Macroscopic maximally entangled state preparation between two atomic ensembles

TL;DR

This paper presents a protocol to deterministically generate a macroscopic maximally entangled state between two atomic ensembles using adaptive QND measurements, without postselection, and beyond the Holstein-Primakoff approximation.

Contribution

The authors develop a novel adaptive measurement scheme that produces genuine macroscopic entanglement between atomic ensembles without postselection and applicable beyond the Holstein-Primakoff regime.

Findings

Achieves deterministic preparation of maximally entangled states.

Works beyond the Holstein-Primakoff approximation.

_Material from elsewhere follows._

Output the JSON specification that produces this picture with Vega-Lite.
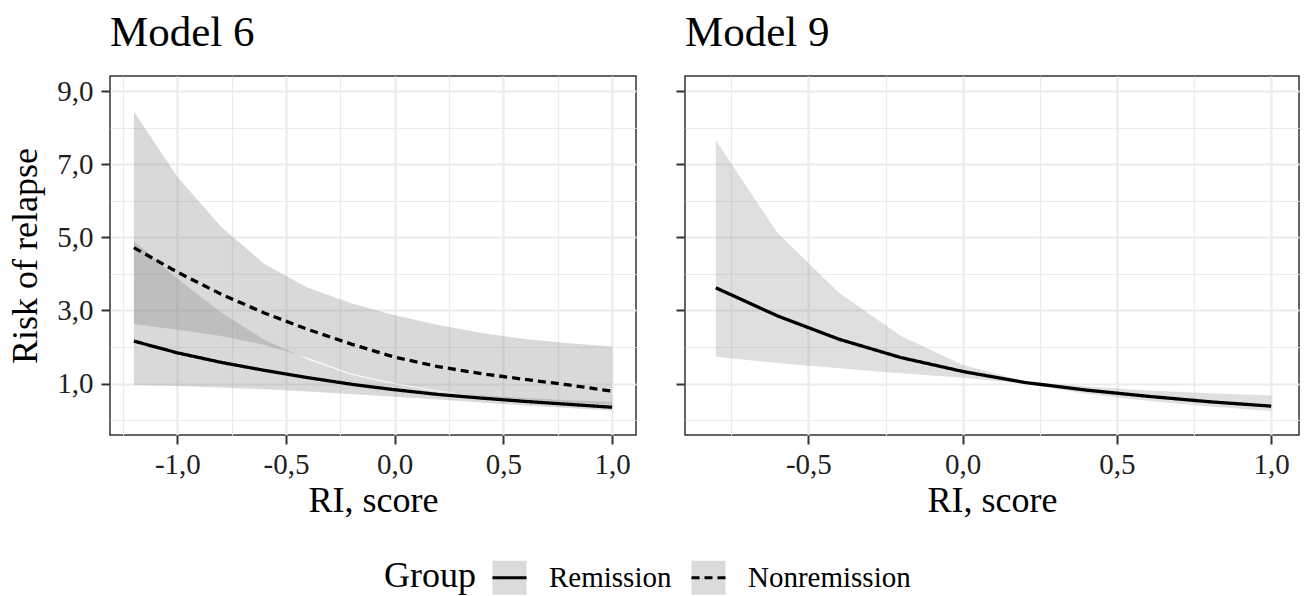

Produces genuine macroscopic entanglement.

Abstract

We develop a scheme to prepare a macroscopic maximally entangled state (MMES) between two atomic ensembles using adaptive quantum nondemolition (QND) measurements. The quantum state of the system is evolved using a sequence of QND measurements followed by adaptive unitaries, such that the desired measurement outcome is obtained with asymptotically unit probability. This procedure is repeated in z and x spin basis alternately such that the state converges deterministically towards the maximally entangled state. Up to a local spin-basis rotation, the maximally entangled state has zero total spin angular momentum, i.e. it is a singlet state. Our protocol does not perform postselection and works beyond the Holstein-Primakoff regime for the atomic spin degrees of freedom, producing genuine macroscopic entanglement.